Dismayed by the nationalist wars that have dismembered their country, a
group of dissident Yugoslavs have decided to break away and form their
own country - in cyberspace.

Next week will see the launch of Cyber Yugoslavia, where nobody gets
harassed because of ethnic differences, and every citizen gets to be a
minister: already there is a Secretary for Bad Movies, another for
Kitsch and Triviality, and another still for The Undersexed.  Even
before its inauguration on 9 September, Cyber Yugoslavia boasts over
3500 citizens, and 300 more apply every day.

"We lost our country in 1991 and because citizens of Atlantis," explains
the country's webmaster, Zoran Bacic, on the site at www.juga.com.  "We
don't have a physical land, but we do have nationality."
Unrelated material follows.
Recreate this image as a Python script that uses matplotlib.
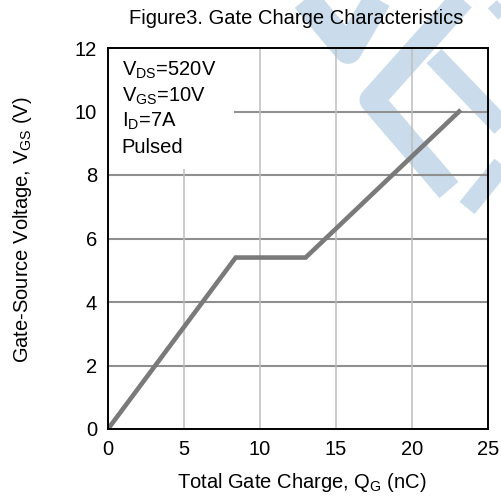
import matplotlib.pyplot as plt
from matplotlib.lines import Line2D
from matplotlib.patches import Rectangle

plt.rcParams["font.family"] = ["Liberation Sans", "DejaVu Sans"]
plt.rcParams["mathtext.fontset"] = "custom"
plt.rcParams["mathtext.rm"] = "Liberation Sans"
plt.rcParams["mathtext.it"] = "Liberation Sans"

# ---------- data ----------
qg_nc = [0.0, 8.4, 13.0, 23.1]
vgs_v = [0.0, 5.4, 5.4, 10.0]

x_ticks = [0, 5, 10, 15, 20, 25]
y_ticks = [0, 2, 4, 6, 8, 10, 12]
conditions = ["V$_{\\mathrm{DS}}$=520V", "V$_{\\mathrm{GS}}$=10V", "I$_{\\mathrm{D}}$=7A", "Pulsed"]

W, H = 502, 499
FS = 14.5
fig = plt.figure(figsize=(W / 100, H / 100), dpi=100)

# ---------- faint watermark logo in the top-right corner ----------
wm_color = "#cadcec"
strokes = [
    ([302, 348, 380], [-5, 50, -5], 20),
    ([466, 372, 449], [-5, 100, 190], 18),
    ([434, 512], [56, 137], 15),
    ([514, 467], [150, 208], 14),
    ([514, 493], [-5, 14], 11),
]
for xs, ys, lw in strokes:
    fig.add_artist(Line2D([x / W for x in xs], [1 - y / H for y in ys],
                          transform=fig.transFigure, color=wm_color, lw=lw,
                          solid_joinstyle="round", solid_capstyle="butt", zorder=-1))

ax = fig.add_axes([108 / W, 1 - 429 / H, 380 / W, 381 / H])
ax.set_facecolor("none")

ax.plot(qg_nc, vgs_v, color="#7a7a7a", lw=3.3, zorder=4, solid_joinstyle="miter")

ax.set_xlim(0, 25)
ax.set_ylim(0, 12)
ax.set_xticks(x_ticks)
ax.set_yticks(y_ticks)
for y in y_ticks[1:-1]:
    ax.axhline(y, color="#8f8f8f", lw=1.5, zorder=1)
for x in x_ticks[1:-1]:
    ax.axvline(x, color="#bdbdbd", lw=1.1, zorder=1)

# white box behind the test conditions hides the grid there
ax.add_patch(Rectangle((0, 8.2), 8.3, 3.8, facecolor="white", edgecolor="none", zorder=2))
for i, s in enumerate(conditions):
    ax.text(0.9, 11.3 - i * 0.81, s, fontsize=FS, va="center", ha="left", zorder=3)

for sp in ax.spines.values():
    sp.set_linewidth(1.4)
    sp.set_zorder(5)
ax.tick_params(length=0, labelsize=FS, pad=8)

ax.set_xlabel("Total Gate Charge, Q$_{\\mathrm{G}}$ (nC)", fontsize=FS, va="center")
ax.set_ylabel("Gate-Source Voltage, V$_{\\mathrm{GS}}$ (V)", fontsize=FS, va="center")
ax.xaxis.set_label_coords((302 - 108) / 380, (429 - 482) / 381)
ax.yaxis.set_label_coords((23 - 108) / 380, (429 - 230) / 381)
fig.text(296 / W, 1 - 18 / H, "Figure3. Gate Charge Characteristics",
         fontsize=FS, ha="center", va="center")

fig.savefig("out.png", dpi=100)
With the Internet once again proving it is the last refuge of the
hounded and dispossessed - not to mention those who refuse to lose their
sense of humour - adherents to the shattered Yugoslav dream of
democratic pluralism have signed up from across western Europe.

Mr Bacic, for example, lives in the Netherlands.  And although on-third
of the citizens are Yugoslav, there are plenty of non-Slavic names ion
the list, such as Arthur R Scott, the Secretary of Mountains.  More than
200 citizens come from Britain.

Prominent figures include Milos Vasic, the dissident Belgrade
journalist, who is Secretary for Telling Right from Wrong.  Other
portfolios include Ducks, Babes, Brandy, Tavern Philosophy and
Bacchanalias, Coca-Cola, Running up Stairs and Everything Else.

Prospective citizens promise to visit the website at least 50 times a
year and vote on the ever-evolving constitution.

"When we have five million citizens, we plan to apply to the UN for
member status," Mr Bacic writes.  "We will ask for 20 square metres of
land to be our country.  On this land, we'll keep our server."